Corinne adds that, “Jason has it way harder, bless his heart. I’m signing in ASL but not speaking. He speaks my lines for the audience — and the words are usually in a different order.”

Technical questions aside, a gestural performance can easily resemble an over-the-top silent movie actor. How’d Corinne keep from going too far?

“My mom said, ‘Don’t worry about it. Throw yourself into it — and don’t hold back. I’ll tell you if you go too far. You probably can’t.’”

Kelly and Corinne have done this before, of course. They enjoy working together, and they work just a little harder when they do.

“Corinne’s an inventive actor who’s grown up in the theater and absorbed the magic to the point of second nature,” says Kelly. “She’s one of the finest actors I’ve ever worked with. If she heard me, she’d say, ‘You’re just saying that because you’re my mom.’ But it’s true.”

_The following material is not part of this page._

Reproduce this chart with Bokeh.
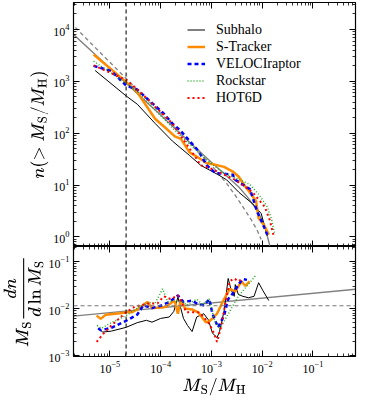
import numpy as np
from bokeh.plotting import figure
from bokeh.models import FixedTicker, LogAxis, Span, Legend, LegendItem, Range1d
from bokeh.layouts import column
from bokeh.embed import file_html
from bokeh.resources import INLINE

FONT = "serif"

# ---------------- data (log10 values) ----------------
# Top panel: cumulative function n(>M_S/M_H)
sub_lx = [-5.29, -4.68, -4.46, -4.11, -3.77, -3.43, -3.21, -3.04, -2.87, -2.70, -2.46, -2.19, -2.02, -1.93, -1.90]
sub_ly = [3.21, 2.72, 2.56, 2.19, 1.85, 1.57, 1.38, 1.29, 1.20, 1.10, 0.86, 0.64, 0.45, 0.13, 0.02]

st_lx = [-5.32, -4.68, -4.46, -4.11, -3.89, -3.72, -3.60, -3.43, -3.26, -3.09, -2.97, -2.75, -2.58, -2.46, -2.36, -2.29, -2.12, -2.07, -1.95, -1.87]
st_ly = [3.52, 2.99, 2.79, 2.28, 2.09, 1.94, 1.89, 1.63, 1.53, 1.42, 1.40, 1.35, 1.26, 1.16, 1.01, 0.92, 0.69, 0.36, 0.21, 0.04]

vr_lx = [-5.32, -4.97, -4.68, -4.46, -3.94, -3.77, -3.60, -3.43, -3.26, -3.09, -2.92, -2.75, -2.58, -2.53, -2.24, -2.10, -2.02, -1.90]
vr_ly = [3.30, 3.20, 2.92, 2.84, 2.38, 2.19, 2.04, 1.85, 1.66, 1.38, 1.23, 1.22, 1.20, 1.10, 0.92, 0.49, 0.32, 0.04]

rs_lx = [-5.32, -4.68, -4.46, -3.60, -3.09, -2.75, -2.53, -2.24, -2.07, -1.90, -1.81, -1.76]
rs_ly = [3.39, 2.97, 2.80, 1.94, 1.48, 1.23, 1.14, 1.01, 0.82, 0.58, 0.32, 0.08]

h6_lx = [-5.32, -4.68, -4.46, -3.77, -3.31, -3.21, -3.04, -2.53, -2.19, -1.95, -1.85, -1.78]
h6_ly = [3.31, 3.03, 2.85, 2.19, 1.53, 1.38, 1.33, 1.10, 0.86, 0.58, 0.32, 0.04]

fit_lx = [-5.72, -5.0, -4.5, -4.0, -3.5, -3.0, -2.46, -2.30, -2.12, -2.00, -1.93, -1.85]
fit_ly = [3.91, 3.26, 2.80, 2.35, 1.89, 1.44, 0.96, 0.78, 0.54, 0.32, 0.13, -0.17]

dfit_lx = [-5.68, -5.0, -4.0, -3.0, -2.70, -2.53, -2.36, -2.21, -2.10, -2.02]
dfit_ly = [4.04, 3.37, 2.39, 1.38, 1.03, 0.80, 0.55, 0.32, 0.13, -0.05]

# Bottom panel: differential function M_S dn/dlnM_S
bsub_lx = [-5.23, -5.14, -4.97, -4.68, -4.46, -4.28, -4.17, -4.00, -3.83, -3.74, -3.66, -3.55, -3.47, -3.38, -3.29, -3.15, -3.06, -2.98, -2.89, -2.84, -2.75, -2.67, -2.61, -2.55, -2.53, -2.47, -2.38, -2.27, -2.16, -2.07, -1.99, -1.87]
bsub_ly = [-2.42, -2.50, -2.48, -2.40, -2.30, -2.25, -2.29, -2.21, -2.18, -2.06, -1.76, -2.21, -2.36, -2.49, -2.18, -2.11, -2.24, -2.52, -2.62, -2.49, -2.05, -1.36, -1.61, -1.74, -1.49, -1.70, -1.74, -1.77, -1.74, -1.45, -1.61, -1.83]

bst_lx = [-5.26, -5.18, -5.08, -4.80, -4.68, -4.57, -4.46, -4.26, -4.17, -4.00, -3.89, -3.77, -3.72, -3.66, -3.60, -3.52, -3.38, -3.26, -3.11, -3.04, -2.98, -2.89, -2.78, -2.64, -2.53, -2.41, -2.33, -2.25]
bst_ly = [-2.15, -2.22, -2.13, -2.10, -2.08, -2.08, -2.02, -1.86, -1.99, -1.98, -1.96, -1.86, -1.85, -2.11, -1.81, -2.00, -2.02, -2.08, -2.29, -2.27, -2.21, -2.11, -1.86, -1.58, -1.64, -1.42, -1.52, -1.42]

bvr_lx = [-5.23, -5.18, -4.97, -4.68, -4.46, -4.34, -4.17, -4.00, -3.83, -3.66, -3.55, -3.38, -3.26, -3.15, -3.04, -2.98, -2.87, -2.75, -2.67, -2.55, -2.47, -2.38, -2.30]
bvr_ly = [-2.42, -2.46, -2.41, -2.26, -2.13, -1.93, -1.99, -1.94, -1.86, -1.72, -1.86, -1.83, -1.91, -1.93, -1.80, -2.11, -2.40, -2.15, -1.80, -1.64, -1.49, -1.37, -1.39]

brs_lx = [-5.25, -5.17, -4.97, -4.68, -4.46, -4.23, -4.11, -3.96, -3.86, -3.72, -3.55, -3.49, -3.29, -3.18, -3.04, -2.95, -2.84, -2.47, -2.13]
brs_ly = [-2.36, -2.42, -2.30, -2.15, -1.99, -1.87, -1.89, -1.58, -1.86, -1.83, -1.86, -1.93, -1.80, -1.91, -1.80, -2.21, -2.44, -1.74, -1.30]

bh6_lx = [-5.26, -5.14, -4.97, -4.68, -4.51, -4.23, -4.06, -3.94, -3.80, -3.66, -3.49, -3.26, -3.15, -3.04, -2.95, -2.89, -2.81, -2.72, -2.64, -2.55, -2.47, -2.38]
bh6_ly = [-2.71, -2.55, -2.36, -2.08, -1.96, -1.89, -1.89, -1.74, -1.80, -1.72, -2.08, -2.08, -2.18, -2.33, -2.52, -2.71, -2.40, -1.86, -1.42, -1.36, -1.42, -1.36]

bfit_lx = [-5.72, -0.16]
bfit_ly = [-2.16, -1.59]

vline_x = 2.09e-5       # vertical dashed reference
hline_y = 0.0115        # horizontal dashed reference (bottom panel)

x_major = [1e-5, 1e-4, 1e-3, 1e-2, 1e-1]
top_y_major = [1e0, 1e1, 1e2, 1e3, 1e4]
bot_y_major = [1e-3, 1e-2, 1e-1]


def minor(decades):
    return [m * 10.0 ** d for d in decades for m in range(2, 10)]


def p10(a):
    return 10.0 ** np.asarray(a)


x_ticker = FixedTicker(ticks=x_major, minor_ticks=minor(range(-6, 0)))
ty_ticker = FixedTicker(ticks=top_y_major, minor_ticks=minor(range(-1, 5)))
by_ticker = FixedTicker(ticks=bot_y_major, minor_ticks=minor(range(-4, 0)))


def style_axis(ax, ticker, show):
    ax.ticker = ticker
    ax.axis_line_color = "black"
    ax.axis_line_width = 1.2
    ax.major_tick_in = 6
    ax.major_tick_out = 0
    ax.minor_tick_in = 3
    ax.minor_tick_out = 0
    ax.major_tick_line_color = "black"
    ax.minor_tick_line_color = "black"
    ax.major_tick_line_width = 1
    ax.minor_tick_line_width = 0.8
    if show:
        ax.major_label_text_font = FONT
        ax.major_label_text_font_size = "12px"
        ax.major_label_text_color = "black"
        ax.major_label_standoff = 4
    else:
        ax.major_label_text_font_size = "1px"
        ax.major_label_text_alpha = 0
        ax.major_label_standoff = 0


xr = Range1d(10 ** -5.716, 10 ** -0.162)

top = figure(width=358, height=246, x_axis_type="log", y_axis_type="log",
             x_range=xr, y_range=Range1d(10 ** -0.187, 10 ** 4.523),
             output_backend="svg", toolbar_location=None,
             min_border_left=46, min_border_right=3, min_border_top=2, min_border_bottom=0)
bot = figure(width=358, height=152, x_axis_type="log", y_axis_type="log",
             x_range=xr, y_range=Range1d(10 ** -3.02, 10 ** -0.68),
             output_backend="svg", toolbar_location=None,
             min_border_left=46, min_border_right=3, min_border_top=0, min_border_bottom=33)

for p in (top, bot):
    p.grid.visible = False
    p.outline_line_color = "black"
    p.background_fill_color = "white"
    p.border_fill_color = "white"
    p.add_layout(LogAxis(), "right")
    p.add_layout(LogAxis(), "above")

# axes styling
style_axis(top.below[0], x_ticker, False)
style_axis(top.above[0], x_ticker, False)
style_axis(top.left[0], ty_ticker, True)
style_axis(top.right[0], ty_ticker, False)
style_axis(bot.below[0], x_ticker, True)
style_axis(bot.above[0], x_ticker, False)
style_axis(bot.left[0], by_ticker, True)
style_axis(bot.right[0], by_ticker, False)

top.left[0].axis_label = r"$$n(>M_\mathrm{S}/M_\mathrm{H})$$"
bot.left[0].axis_label = r"$$M_\mathrm{S}\frac{dn}{d\ln M_\mathrm{S}}$$"
bot.below[0].axis_label = r"$$M_\mathrm{S}/M_\mathrm{H}$$"
for ax in (top.left[0], bot.left[0], bot.below[0]):
    ax.axis_label_text_font_size = "14px"
    ax.axis_label_standoff = 2
    ax.axis_label_text_color = "black"

# reference lines
for p in (top, bot):
    p.add_layout(Span(location=vline_x, dimension="height", line_color="#222222",
                      line_dash="4 3", line_width=1.2))
bot.add_layout(Span(location=hline_y, dimension="width", line_color="#777777",
                    line_dash="4 3", line_width=1.1))

# ---- top panel lines
top.line(p10(fit_lx), p10(fit_ly), line_color="#808080", line_width=1.4)
top.line(p10(dfit_lx), p10(dfit_ly), line_color="#888888", line_width=1.4, line_dash="4 3")
r_sub = top.line(p10(sub_lx), p10(sub_ly), line_color="black", line_width=1)
r_st = top.line(p10(st_lx), p10(st_ly), line_color="#ff8c00", line_width=2.5)
r_vr = top.line(p10(vr_lx), p10(vr_ly), line_color="blue", line_width=2.5, line_dash="4 3")
r_rs = top.line(p10(rs_lx), p10(rs_ly), line_color="#22aa22", line_width=1.5, line_dash="1 2")
r_h6 = top.line(p10(h6_lx), p10(h6_ly), line_color="red", line_width=2, line_dash="2 3")

# ---- bottom panel lines
bot.line(p10(bfit_lx), p10(bfit_ly), line_color="#808080", line_width=1.4)
bot.line(p10(bsub_lx), p10(bsub_ly), line_color="black", line_width=1)
bot.line(p10(bst_lx), p10(bst_ly), line_color="#ff8c00", line_width=2.5)
bot.line(p10(bvr_lx), p10(bvr_ly), line_color="blue", line_width=2.5, line_dash="4 3")
bot.line(p10(brs_lx), p10(brs_ly), line_color="#22aa22", line_width=1.5, line_dash="1 2")
bot.line(p10(bh6_lx), p10(bh6_ly), line_color="red", line_width=2, line_dash="2 3")

legend = Legend(items=[
    LegendItem(label="Subhalo", renderers=[r_sub]),
    LegendItem(label="S-Tracker", renderers=[r_st]),
    LegendItem(label="VELOCIraptor", renderers=[r_vr]),
    LegendItem(label="Rockstar", renderers=[r_rs]),
    LegendItem(label="HOT6D", renderers=[r_h6]),
], location=(114, 140))
legend.border_line_alpha = 0
legend.background_fill_alpha = 0
legend.label_text_font = FONT
legend.label_text_font_size = "14px"
legend.label_text_color = "black"
legend.glyph_width = 18
legend.glyph_height = 17
legend.label_height = 17
legend.label_standoff = 11
legend.spacing = 0
legend.padding = 0
legend.margin = 0
top.add_layout(legend)

layout = column(top, bot, spacing=0)
open("out.html", "w").write(file_html(layout, INLINE))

“My mom and I work together pretty well,” says Corinne. “We’re both very passionate about the subject of this play. She’s got very high standards, but she’s open to input and collaboration. I know some ASL; she doesn’t. She’d say ‘How would you do it? What direction would you go?’”

Backstage collaboration is always a means to an end, even if it’s all in the family. The internal audience doesn’t count. The audience in the seats does. How have non-hearing theatergoers responded so far?

“During research and rehearsal, they helped us get it right,” says Kelly. “They were very touched when they saw the play. Some of the older ones remember the reality behind it. A few things have changed since then. Sadly, the core story of some people trying to force an identity on others is still as right as rain.”